In short, we insist on claiming our full humanity as workers.
The economic system of capitalism, in placing profits before people and corporate interests before community and the planet, is irreparably in conflict with those human values. Whether in Russia, the U.S., or another country, our job is to define and hold onto our vision of a just, humane society; to demand it, even when the opposing forces arrayed against us appear to be overwhelming.
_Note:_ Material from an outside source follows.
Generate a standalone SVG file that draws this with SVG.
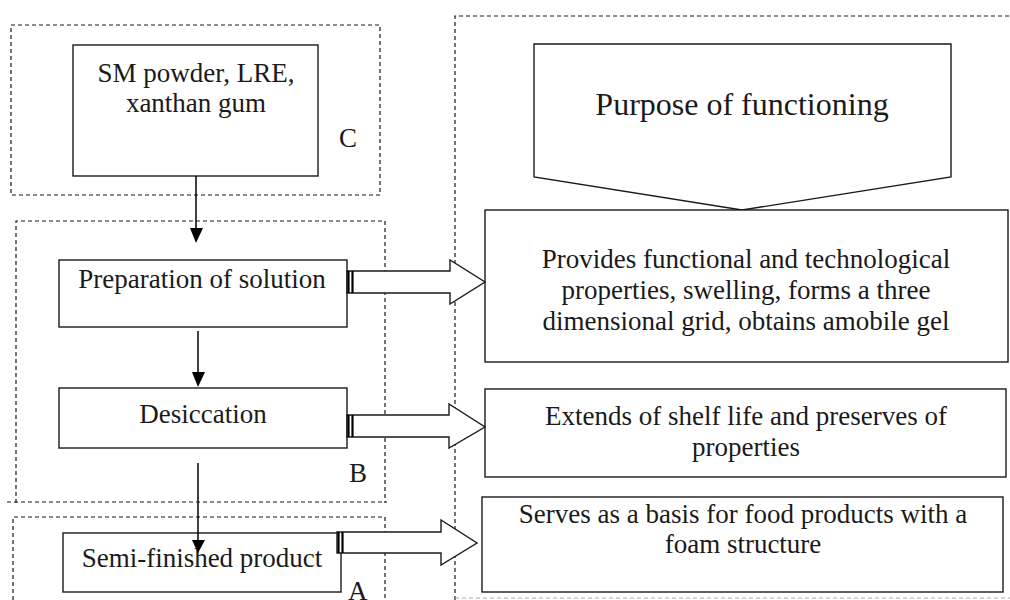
<svg xmlns="http://www.w3.org/2000/svg" width="1010" height="600" viewBox="0 0 1010 600">
<defs>
<style>
.t{font-family:"Liberation Serif","Times New Roman",serif;font-size:27px;fill:#1a1a1a;text-anchor:middle}
.l{font-family:"Liberation Serif","Times New Roman",serif;font-size:27px;fill:#1a1a1a}
.box{fill:#fff;stroke:#1a1a1a;stroke-width:1.4}
.dash{fill:none;stroke:#1a1a1a;stroke-width:1.2;stroke-dasharray:4 3}
.conn{stroke:#000;stroke-width:1.5;fill:none}
.blk{fill:#fff;stroke:#1a1a1a;stroke-width:1.4;stroke-linejoin:miter}
.bar{stroke:#000;stroke-width:2.2}
</style>
<marker id="ah" markerWidth="12" markerHeight="15" refX="6" refY="15" orient="auto" markerUnits="userSpaceOnUse" viewBox="0 0 12 15">
<path d="M0,0 L12,0 L6,15 Z" fill="#000" transform="rotate(-90 6 7.5) translate(0 0)"/>
</marker>
</defs>

<g id="groups">
<rect class="dash" x="11" y="25" width="369" height="170"/>
<path class="dash" d="M16,503 L16,221 L385,221 L385,503 M7,502 L387,502"/>
<path class="dash" d="M13,600 L13,517 L385,517 L385,600"/>
<path class="dash" d="M455,600 L455,16 L1010,16"/>
<path d="M455,598 L1010,598" fill="none" stroke="#aaa" stroke-width="1.2" stroke-dasharray="4 3"/>
</g>

<g id="node-inputs">
<rect class="box" x="73" y="45" width="245" height="131"/>
<text class="t" x="196" y="82">SM powder, LRE,</text>
<text class="t" x="196" y="112">xanthan gum</text>
<text class="l" x="339" y="147">C</text>
</g>

<g id="node-preparation">
<rect class="box" x="59" y="260" width="288" height="67"/>
<text class="t" x="202" y="288">Preparation of solution</text>
</g>

<g id="node-desiccation">
<rect class="box" x="59" y="388" width="288" height="60"/>
<text class="t" x="203" y="423">Desiccation</text>
<text class="l" x="349" y="482">B</text>
</g>

<g id="node-semifinished">
<rect class="box" x="63" y="533" width="278" height="59"/>
<text class="t" x="202" y="567">Semi-finished product</text>
<text class="l" x="348" y="600">A</text>
</g>

<g id="node-purpose">
<polygon class="box" points="534,44 951,44 951,177 742,210 534,177"/>
<text class="t" x="742" y="115" style="font-size:32px">Purpose of functioning</text>
</g>

<g id="node-provides">
<rect class="box" x="485" y="210" width="523" height="152"/>
<text class="t" x="746" y="268">Provides functional and technological</text>
<text class="t" x="746" y="299">properties, swelling, forms a three</text>
<text class="t" x="746" y="330">dimensional grid, obtains amobile gel</text>
</g>

<g id="node-extends">
<rect class="box" x="485" y="389" width="521" height="88"/>
<text class="t" x="746" y="425">Extends of shelf life and preserves of</text>
<text class="t" x="746" y="456">properties</text>
</g>

<g id="node-serves">
<rect class="box" x="482" y="497" width="521" height="95"/>
<text class="t" x="743" y="523">Serves as a basis for food products with a</text>
<text class="t" x="743" y="553">foam structure</text>
</g>

<g id="connectors">
<line class="conn" x1="196" y1="176" x2="196" y2="229"/>
<polygon points="190,228 203,228 196,243" fill="#000"/>
<line class="conn" x1="198" y1="331" x2="198" y2="373"/>
<polygon points="192,372 205,372 198,387" fill="#000"/>
<line class="conn" x1="198" y1="463" x2="198" y2="541"/>
<polygon points="192,540 205,540 198,553" fill="#000"/>

<polygon class="blk" points="347,271 450,271 450,260 485,282 450,304 450,293 347,293"/>
<line class="bar" x1="348.5" y1="271" x2="348.5" y2="293"/>
<line class="bar" x1="352.5" y1="271" x2="352.5" y2="293"/>

<polygon class="blk" points="347,415 449,415 449,404 485,427 449,448 449,437 347,437"/>
<line class="bar" x1="348.5" y1="415" x2="348.5" y2="437"/>
<line class="bar" x1="352.5" y1="415" x2="352.5" y2="437"/>

<polygon class="blk" points="337,532 441,532 441,520 477,543 441,565 441,553 337,553"/>
<line class="bar" x1="338.5" y1="532" x2="338.5" y2="553"/>
<line class="bar" x1="342.5" y1="532" x2="342.5" y2="553"/>
</g>
</svg>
I note at the end of my book, Beyond $15, that in organizing for justice:
“... progress is never linear. We have to proceed with confidence about our bold vision of a just society, even in the absence of validating markers. Desperate for something to stop the onslaught that capitalism inflicts upon the 99 per cent, we may yearn for quick results and grand gestures to illuminate a clear path forward. We seek shortcuts, or hope for luck – some miraculous turn of events, or the election of a political leader who will lead us into the promised land. But there will be no rescue, no miracles, no shortcuts. Big change won’t come from the brilliance of individual leaders or a political masterstroke, but rather by combining the thousands of acts of simple courage and grace that on their own may seem inconsequential, but together make for wholesale transformation. From these daily lessons, from the wreckage of our present circumstances, we can create a new labour movement, win back power for working people, and build a just society.”